Details haven’t been fully fleshed out, but regular motorists would pay the $8 fee, while truck drivers would pay $21. Drivers moving within the zone would pay $4. The fee would not apply to drivers who use the Brooklyn Bridge to connect directly to the FDR Drive, but it is unclear how congestion pricing would affect Manhattan Bridge drivers, who do not have a direct connection to the highway and enter Manhattan on Canal Street, which is within the $8 zone.
Instead of tollbooths, there would be a network of cameras enforcing compliance.
The mayor also stressed that roads — and subway, rail and bus lines — would be improved before the congestion-pricing scheme is enacted.
Unveiling the proposal on Sunday, Bloomberg laid out a doomsday scenario if congestion pricing, plus dozens of other initiatives, were not instituted.
“By 2030, rush-hour conditions could extend to 12 hours every day,” the mayor said. At the present, the four counties with the longest commute times in the nation are, in order, Queens, Staten Island, the Bronx, and Brooklyn.
The Mayor’s plan is modeled on a similar program implemented in London in 2003, which has received mostly rave reviews, though on Feb. 24, the Economist reported that, “London’s lessons are a mixed bag.”
While congestion initially fell up to 30 percent, “roads are now only 8 percent less clogged than before 2003,” according to the magazine.
Despite the criticism, London’s experiment helped sway Bloomberg to consider congestion pricing, and looks to be swaying Borough President Markowitz, too.
The Brooklyn Beep, once a fierce opponent of anything that smacked of a toll on East River bridge crossings, visited London in November. Upon his return, he told The Brooklyn Paper that he was fascinated by the policy.
“I’m intrigued because when I was in London, there was a reduction of traffic in the center of the city, thereby encouraging more people to walk,” said Markowitz.
“I don’t know if what is being done in London could be transferred here to New York City.
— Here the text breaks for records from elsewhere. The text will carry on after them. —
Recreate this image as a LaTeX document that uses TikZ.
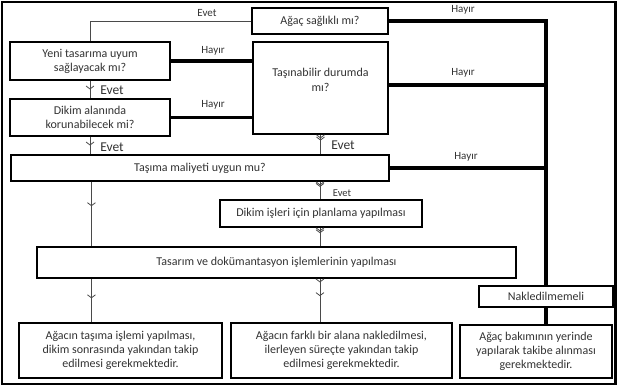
\documentclass[tikz,border=0pt]{standalone}
\usepackage{fontspec}
\setmainfont{Carlito}
\usetikzlibrary{arrows.meta,decorations.markings}
\definecolor{txtc}{HTML}{333333}
\definecolor{linec}{HTML}{4A4A4A}
\tikzset{
  box/.style={draw=black,line width=1.1pt,fill=white,inner sep=0pt,align=center,
    text=txtc,font=\fontsize{12}{14}\selectfont},
  txt/.style={inner sep=0pt,align=center,text=txtc,font=\fontsize{12}{15}\selectfont},
  thk/.style={line width=3.6pt,black},
  thn/.style={line width=0.8pt,linec},
  lbl/.style={inner sep=0pt,text=txtc,font=\fontsize{11}{12}\selectfont},
  lblbig/.style={inner sep=0pt,text=txtc,font=\fontsize{13.5}{14}\selectfont},
  lblmid/.style={inner sep=0pt,text=txtc,font=\fontsize{11}{12}\selectfont},
  lblsm/.style={inner sep=0pt,text=txtc,font=\fontsize{10.5}{12}\selectfont},
  chev/.style={postaction={decorate},decoration={markings,
    mark=at position #1 with {\arrow[linec,line width=0.8pt]{Straight Barb[length=3pt,width=8pt]}}}},
  dchev/.style={postaction={decorate},decoration={markings,
    mark=at position #1 with {\arrow[linec,line width=0.8pt]{Straight Barb[length=3pt,width=8pt]}},
    mark=at position #1+3.5pt with {\arrow[linec,line width=0.8pt]{Straight Barb[length=3pt,width=8pt]}}}},
}
\begin{document}
\begin{tikzpicture}[x=1pt,y=-1pt]
\useasboundingbox (0,0) rectangle (617,387);
\fill[white] (0,0) rectangle (617,387);
\draw[line width=2.4pt,black] (2.2,2.2) rectangle (615.5,384);

% boxes
\node[box,minimum width=136pt,minimum height=26pt] (sag) at (320,21) {Ağaç sağlıklı mı?};
\node[box,minimum width=160pt,minimum height=38pt] (yeni) at (90,61) {Yeni tasarıma uyum\\sağlayacak mı?};
\node[box,minimum width=135pt,minimum height=92pt] (tas) at (320.5,88) {};
\node[txt] (tastxt) at (320.5,80) {Taşınabilir durumda\\mı?};
\node[box,minimum width=160pt,minimum height=37pt] (dikal) at (90,117.5) {Dikim alanında\\korunabilecek mi?};
\node[box,minimum width=378pt,minimum height=26pt] (mal) at (200,168) {Taşıma maliyeti uygun mu?};
\node[box,minimum width=202pt,minimum height=27pt] (plan) at (321,213.5) {Dikim işleri için planlama yapılması};
\node[box,minimum width=479pt,minimum height=31pt] (tasarim) at (276.5,262.5) {Tasarım ve dokümantasyon işlemlerinin yapılması};
\node[box,minimum width=134pt,minimum height=21pt] (nak) at (546,296.5) {Nakledilmemeli};
\node[box,minimum width=203pt,minimum height=55pt] (b1) at (120.5,350.5) {Ağacın taşıma işlemi yapılması,\\dikim sonrasında yakından takip\\edilmesi gerekmektedir.};
\node[box,minimum width=221pt,minimum height=55pt] (b2) at (341.5,350.5) {Ağacın farklı bir alana nakledilmesi,\\ilerleyen süreçte yakından takip\\edilmesi gerekmektedir.};
\node[box,minimum width=152pt,minimum height=53pt] (b3) at (536,351.5) {Ağaç bakımının yerinde\\yapılarak takibe alınması\\gerekmektedir.};

% thick "Hayır" connectors
\draw[thk] (sag.east) -| (nak.north);
\draw[thk] ([yshift=3pt]tas.east) -- ([yshift=3pt]tas.east -| nak.north);
\draw[thk] (mal.east) -- (mal.east -| nak.north);
\draw[thk] (nak.south) -- (nak.south |- b3.north);
\draw[thk] (yeni.east) -- (yeni.east -| tas.west);
\draw[thk] (dikal.east) -- (dikal.east -| tas.west);

\node[lbl] (h1) at (463,10) {Hayır};
\node[lbl] (h2) at (463,73) {Hayır};
\node[lbl] (h3) at (466,157) {Hayır};
\node[lbl] (h4) at (213,51) {Hayır};
\node[lbl] (h5) at (213,105) {Hayır};

% thin "Evet" connectors
\draw[thn] (sag.west) -| (yeni.north);
\node[lblmid] (e1) at (207,13) {Evet};
\draw[thn,chev=0.5] (yeni.south) -- (dikal.north);
\node[lblbig] (e2) at (112,90) {Evet};
\draw[thn,chev=0.5] (dikal.south) -- (dikal.south |- mal.north);
\node[lblbig] (e3) at (112,147) {Evet};
\draw[thn,dchev=0.3] (tas.south) -- (tas.south |- mal.north);
\node[lblbig] (e4) at (343,145) {Evet};
\coordinate (p1) at ([xshift=-1pt]plan.north);
\draw[thn,dchev=0.3] (p1 |- mal.south) -- (p1);
\node[lblsm] (e5) at (342,193) {Evet};
\coordinate (p2) at ([xshift=-1pt]plan.south);
\draw[thn,dchev=0.3] (p2) -- (p2 |- tasarim.north);
\coordinate (m1) at ([xshift=81pt]mal.south west);
\draw[thn,chev=0.38] (m1) -- (m1 |- tasarim.north);
\coordinate (t1) at ([xshift=55pt]tasarim.south west);
\draw[thn,chev=0.45] (t1) -- (t1 |- b1.north);
\coordinate (t2) at ([xshift=283.5pt]tasarim.south west);
\draw[thn,dchev=0.4] (t2) -- (t2 |- b2.north);
\end{tikzpicture}
\end{document}
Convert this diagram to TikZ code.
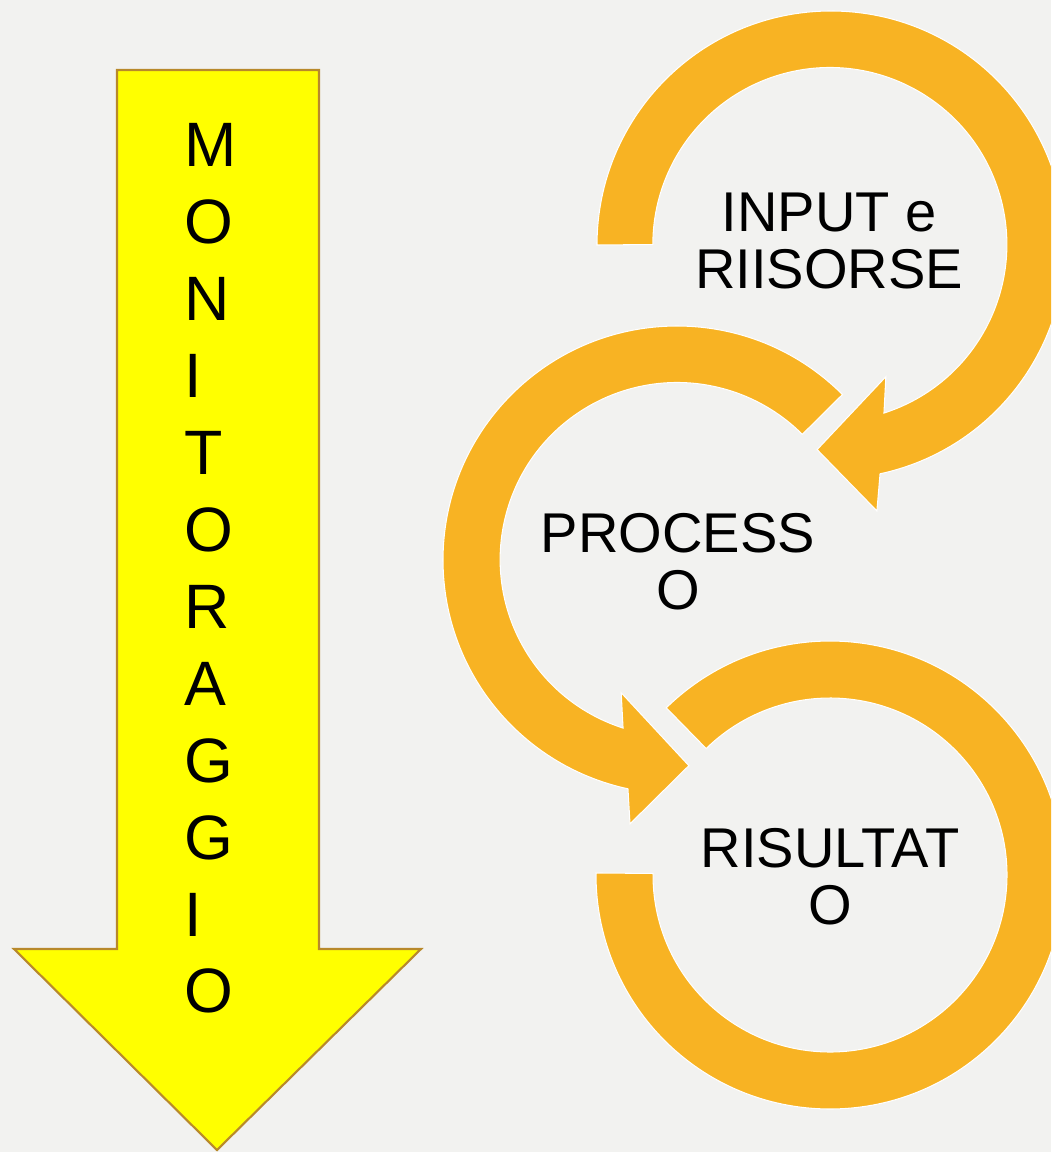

However … it is certainly worthy of looking into.”
This week, he told The Paper that he continues to “have many concerns [about congestion pricing]. However, it is worthy of full review. … I haven’t come out against it, nor have I come out in support of it.”
Markowitz’s ambivalence is shared by Carolyn Konheim, a Brooklyn-based traffic expert.
“Brooklyn and Queens residents would benefit very greatly by getting rid of the congestion that fans out from the bridges and that is messing up the quality of life,” said Konheim.
But she cautioned that “the devil is in the details,” and that the program may prove so cumbersome to enforce that it ends up depleting the public coffers, rather than filling them.
The congestion-pricing proposal was the most controversial of 127 initiatives put forth by the Bloomberg Administration on Earth Day, April 22, in an effort to meet the colliding challenges of over-development, global warming, and a city population that is expected to grow by one million by 2030.
“As the city continues to grow, the costs of congestion — to our health, to our environment, and to our economy — are only going to get worse,” he said. “The question is not whether we want to pay, but how do we want to pay. With an increased asthma rate? With more greenhouse gases? Wasted time? Lost business? And higher prices? Or, do we charge a modest fee to encourage more people to take mass transit?”
Opposition from Brooklynites and other “outer” borough politicians isn’t the only obstacle Bloomberg’s plan faces.
The proposal would have to win state approval, and is sure to encounter opposition among commuters from outside the city, not to mention trucking interests and some businesses.